Dataset excerpt →
* * *

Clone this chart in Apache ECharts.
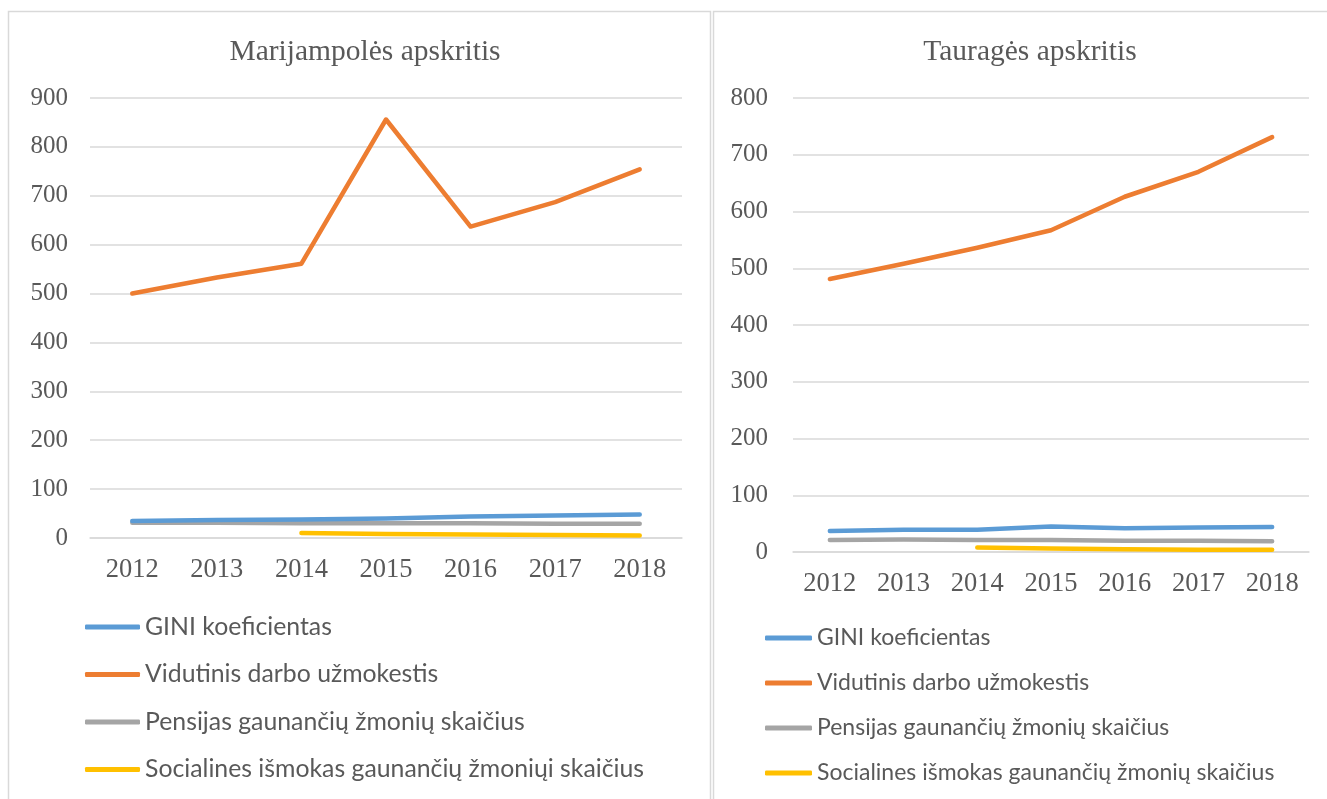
<!DOCTYPE html>
<html><head><meta charset="utf-8">
<script src="https://cdn.jsdelivr.net/npm/echarts@6/dist/echarts.min.js"></script>
<style>html,body{margin:0;padding:0;background:#fff}#c{width:1327px;height:799px}</style>
</head><body><div id="c"></div>
<script>
const years = ['2012','2013','2014','2015','2016','2017','2018'];
const titleLeft = 'Marijampolės apskritis';
const titleRight = 'Tauragės apskritis';
const namesLeft = ['GINI koeficientas','Vidutinis darbo užmokestis','Pensijas gaunančių žmonių skaičius','Socialines išmokas gaunančių žmoniųi skaičius'];
const namesRight = ['GINI koeficientas ','Vidutinis darbo užmokestis ','Pensijas gaunančių žmonių skaičius ','Socialines išmokas gaunančių žmonių skaičius'];
// Marijampolės
const giniL = [35, 37, 38, 40, 44, 46, 48];
const wageL = [500, 533, 561, 856, 637, 687, 754];
const pensL = [31, 31, 30, 30, 30, 29, 29];
const socL = [null, null, 10, 8, 7, 6, 5];
// Tauragės
const giniR = [37, 39, 39, 45, 42, 43, 44];
const wageR = [481, 508, 536, 567, 626, 670, 731];
const pensR = [21, 22, 21, 21, 20, 20, 19];
const socR = [null, null, 8, 6, 5, 4, 4];

const colors = ['#5B9BD5','#ED7D31','#A5A5A5','#FFC000'];
const serif = '"Liberation Serif", "Times New Roman", serif';
const sans = 'Lato, "Open Sans", sans-serif';
const txt = '#595959';

function mkSeries(names, data, idx) {
  return names.map((n, i) => ({
    name: n, type: 'line', xAxisIndex: idx, yAxisIndex: idx,
    data: data[i], showSymbol: false, symbol: 'none', connectNulls: false,
    lineStyle: {color: colors[i], width: 4.5, cap: 'round', join: 'round'},
    itemStyle: {color: colors[i]}, z: i === 0 ? 5 : 3
  }));
}
const chart = echarts.init(document.getElementById('c'), null, {renderer: 'canvas'});
const axisX = (gi) => ({
  type: 'category', gridIndex: gi, data: years, boundaryGap: true,
  axisLine: {show: true, lineStyle: {color: '#d9d9d9', width: 1.5}},
  axisTick: {show: false},
  axisLabel: {color: txt, fontFamily: serif, fontSize: 26.5, margin: 19}
});
const axisY = (gi, max, m) => ({
  type: 'value', gridIndex: gi, min: 0, max: max, interval: 100,
  axisLine: {show: false}, axisTick: {show: false},
  splitLine: {lineStyle: {color: '#d9d9d9', width: 1.5}},
  axisLabel: {color: txt, fontFamily: serif, fontSize: 25, margin: m}
});
chart.setOption({
  animation: false,
  title: [
    {text: titleLeft, left: 360, top: 32, textAlign: 'center', textStyle: {fontFamily: serif, fontSize: 29.5, fontWeight: 'normal', color: txt}},
    {text: titleRight, left: 1025, top: 32, textAlign: 'center', textStyle: {fontFamily: serif, fontSize: 29.5, fontWeight: 'normal', color: txt}}
  ],
  grid: [
    {left: 90, top: 98, width: 592, height: 440},
    {left: 793, top: 98, width: 516, height: 454}
  ],
  xAxis: [axisX(0), axisX(1)],
  yAxis: [axisY(0, 900, 22), axisY(1, 800, 25)],
  legend: [
    {data: namesLeft, orient: 'vertical', left: 80, top: 608, itemWidth: 55, itemHeight: 5, itemGap: 19.5,
     icon: 'roundRect', textStyle: {fontFamily: sans, fontSize: 24.8, color: txt, lineHeight: 28}},
    {data: namesRight, orient: 'vertical', left: 760, top: 620, itemWidth: 47, itemHeight: 5, itemGap: 19,
     icon: 'roundRect', textStyle: {fontFamily: sans, fontSize: 23, color: txt, lineHeight: 26}}
  ],
  graphic: [
    {type: 'rect', shape: {x: 8.5, y: 11.5, width: 702, height: 800}, style: {fill: null, stroke: '#d9d9d9', lineWidth: 1.5}, silent: true},
    {type: 'rect', shape: {x: 713.5, y: 11.5, width: 700, height: 800}, style: {fill: null, stroke: '#d9d9d9', lineWidth: 1.5}, silent: true}
  ],
  series: [
    ...mkSeries(namesLeft, [giniL, wageL, pensL, socL], 0),
    ...mkSeries(namesRight, [giniR, wageR, pensR, socR], 1)
  ]
});
</script></body></html>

* * *

Exercise brief → Copy all the data exactly as written, but skip any picture.

Full output →
Clone this chart in Apache ECharts.
<!DOCTYPE html>
<html><head><meta charset="utf-8">
<script src="https://cdn.jsdelivr.net/npm/echarts@6/dist/echarts.min.js"></script>
<style>html,body{margin:0;padding:0;background:#fff}#c{width:1327px;height:799px}</style>
</head><body><div id="c"></div>
<script>
const years = ['2012','2013','2014','2015','2016','2017','2018'];
const titleLeft = 'Marijampolės apskritis';
const titleRight = 'Tauragės apskritis';
const namesLeft = ['GINI koeficientas','Vidutinis darbo užmokestis','Pensijas gaunančių žmonių skaičius','Socialines išmokas gaunančių žmoniųi skaičius'];
const namesRight = ['GINI koeficientas ','Vidutinis darbo užmokestis ','Pensijas gaunančių žmonių skaičius ','Socialines išmokas gaunančių žmonių skaičius'];
// Marijampolės
const giniL = [35, 37, 38, 40, 44, 46, 48];
const wageL = [500, 533, 561, 856, 637, 687, 754];
const pensL = [31, 31, 30, 30, 30, 29, 29];
const socL = [null, null, 10, 8, 7, 6, 5];
// Tauragės
const giniR = [37, 39, 39, 45, 42, 43, 44];
const wageR = [481, 508, 536, 567, 626, 670, 731];
const pensR = [21, 22, 21, 21, 20, 20, 19];
const socR = [null, null, 8, 6, 5, 4, 4];

const colors = ['#5B9BD5','#ED7D31','#A5A5A5','#FFC000'];
const serif = '"Liberation Serif", "Times New Roman", serif';
const sans = 'Lato, "Open Sans", sans-serif';
const txt = '#595959';

function mkSeries(names, data, idx) {
  return names.map((n, i) => ({
    name: n, type: 'line', xAxisIndex: idx, yAxisIndex: idx,
    data: data[i], showSymbol: false, symbol: 'none', connectNulls: false,
    lineStyle: {color: colors[i], width: 4.5, cap: 'round', join: 'round'},
    itemStyle: {color: colors[i]}, z: i === 0 ? 5 : 3
  }));
}
const chart = echarts.init(document.getElementById('c'), null, {renderer: 'canvas'});
const axisX = (gi) => ({
  type: 'category', gridIndex: gi, data: years, boundaryGap: true,
  axisLine: {show: true, lineStyle: {color: '#d9d9d9', width: 1.5}},
  axisTick: {show: false},
  axisLabel: {color: txt, fontFamily: serif, fontSize: 26.5, margin: 19}
});
const axisY = (gi, max, m) => ({
  type: 'value', gridIndex: gi, min: 0, max: max, interval: 100,
  axisLine: {show: false}, axisTick: {show: false},
  splitLine: {lineStyle: {color: '#d9d9d9', width: 1.5}},
  axisLabel: {color: txt, fontFamily: serif, fontSize: 25, margin: m}
});
chart.setOption({
  animation: false,
  title: [
    {text: titleLeft, left: 360, top: 32, textAlign: 'center', textStyle: {fontFamily: serif, fontSize: 29.5, fontWeight: 'normal', color: txt}},
    {text: titleRight, left: 1025, top: 32, textAlign: 'center', textStyle: {fontFamily: serif, fontSize: 29.5, fontWeight: 'normal', color: txt}}
  ],
  grid: [
    {left: 90, top: 98, width: 592, height: 440},
    {left: 793, top: 98, width: 516, height: 454}
  ],
  xAxis: [axisX(0), axisX(1)],
  yAxis: [axisY(0, 900, 22), axisY(1, 800, 25)],
  legend: [
    {data: namesLeft, orient: 'vertical', left: 80, top: 608, itemWidth: 55, itemHeight: 5, itemGap: 19.5,
     icon: 'roundRect', textStyle: {fontFamily: sans, fontSize: 24.8, color: txt, lineHeight: 28}},
    {data: namesRight, orient: 'vertical', left: 760, top: 620, itemWidth: 47, itemHeight: 5, itemGap: 19,
     icon: 'roundRect', textStyle: {fontFamily: sans, fontSize: 23, color: txt, lineHeight: 26}}
  ],
  graphic: [
    {type: 'rect', shape: {x: 8.5, y: 11.5, width: 702, height: 800}, style: {fill: null, stroke: '#d9d9d9', lineWidth: 1.5}, silent: true},
    {type: 'rect', shape: {x: 713.5, y: 11.5, width: 700, height: 800}, style: {fill: null, stroke: '#d9d9d9', lineWidth: 1.5}, silent: true}
  ],
  series: [
    ...mkSeries(namesLeft, [giniL, wageL, pensL, socL], 0),
    ...mkSeries(namesRight, [giniR, wageR, pensR, socR], 1)
  ]
});
</script></body></html>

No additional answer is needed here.